I’m an Introvert and You Don’t Know What it Means

I’ve just listened to Scott Hanselmans podcast From Enterprise Developer to Tech Startup CEO with Tiffany Mikell and it reminded me of one of the big issues I’m facing in the industry. Here’s a (badly) transliterated quote from around 27:50 of the podcast:

I’ve always been surprised when I see amazing work done by single individuals. You know you go to Hacker News and you’re like “Oh I’ve build a Commodore 64 emulator in JavaScript in my basement all alone.” You know are you just locked in there? I have to walk around, talk to people. I got to go to Starbucks and talk to random strangers and say “what you think about this?” When I was an enterprise developer I was always wandering in another peoples cubes. Just because I wanna be there. I mean I’ve always found coding as a social experience. It’s a social thing.

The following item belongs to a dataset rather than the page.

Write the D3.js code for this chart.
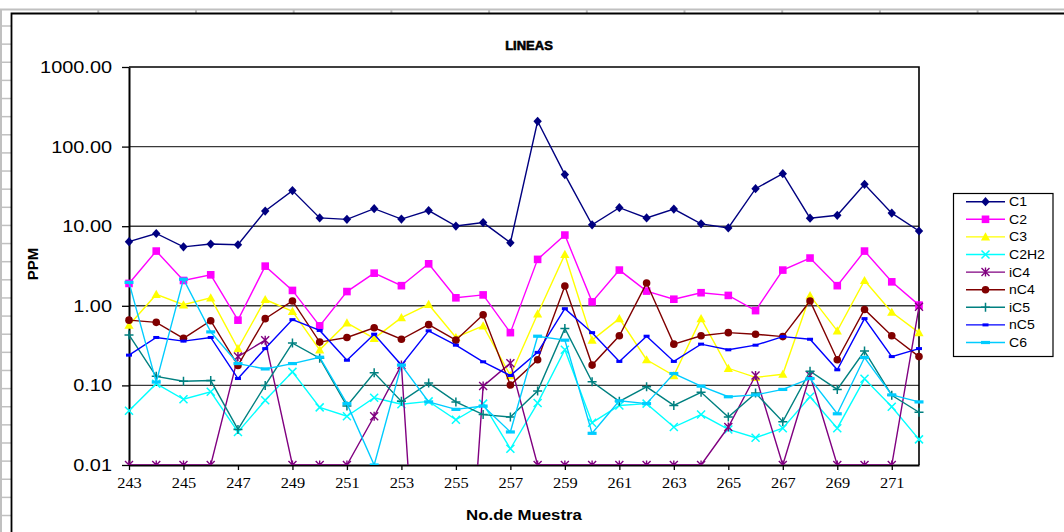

You’ve probably read an article or two about agile communication. All of them seem to advocate face to face meetings, talking and whiteboards. Everyone always seem to object text chats, personal offices and even having a team where everyone is not sitting next to each other.

There is one thing that is not mentioned or maybe even not realized by authors who talk or write about communication in software development: it is not a social thing for all of us. Some of us actually get annoyed when someone keeps walking on our cubes and distract us with things we’re not currently concentrating on.

I’ve had an opportunity to work remotely for over a year in a fully remote company and several months straight in a not-so-remote company. For me being alone is not an issue and communication via chat and with documents is not difficult nor frustrating. It’s actually quite the opposite. Being alone allows me to be myself and having a backlog of all communication allows me to refer to it when I need the information. Having a backlog means I don’t have to remember everything all the time and it allows me to concentrate on what I’m doing at the moment.

On the other hand, standing next to a whiteboard while having a conversation with multiple persons requires a lot of mental energy and is very exhausting. Getting exhausted in a meeting means I wont be as productive as I could be and most of the conversation will slip through my mind without me even noticing. And because talk is transient, I will not have anything to refer to afterwards. To get the required information, I need to ask someone if they remember what we talked about. And often we’ll end back next to the whiteboard wondering what that thing we drew there last time is. And no one remembers every detail. And the worst part is everyone knows this and still think it is the superior method of communication.

To me, the persons who like to have meetings and talk next to a whiteboard, have always appeared as extroverts. It also seems like they’ve had difficulties understanding what it actually means to be an introvert, like me. Many socially active persons I’ve met in my career have had difficulties expressing themselves with text only while thinking aloud in front of other people seems to come naturally. To me and other less socially active persons I’ve met, communicating via text interface is or seems to be much easier and much more pleasant.

Based on my experience, in a fully remote team the chat is not an issue and good documentation has obvious value which is instantly recognized by everyone. In a team where you’re the only one working remotely and the rest of the team likes to use their mouths to communicate, you will be alone. And the worst part is, the lack of communication will be your problem and you need to fix it. The office team wont even realize there’s a problem before you make it a problem. Their fix? Be in the same office, of course. Remote teams don’t work. Why did you even try?

Do I have a better idea? Well, I see this as a problem between two types of people and one group should not be forced to fit the mold of the other group. I think it’s time to accept that one size does not fit all and allow everyone decide what works best for them. And I’m not alone with this opinion. I agree with the Async Manifesto so much that I’ve could have written it myself.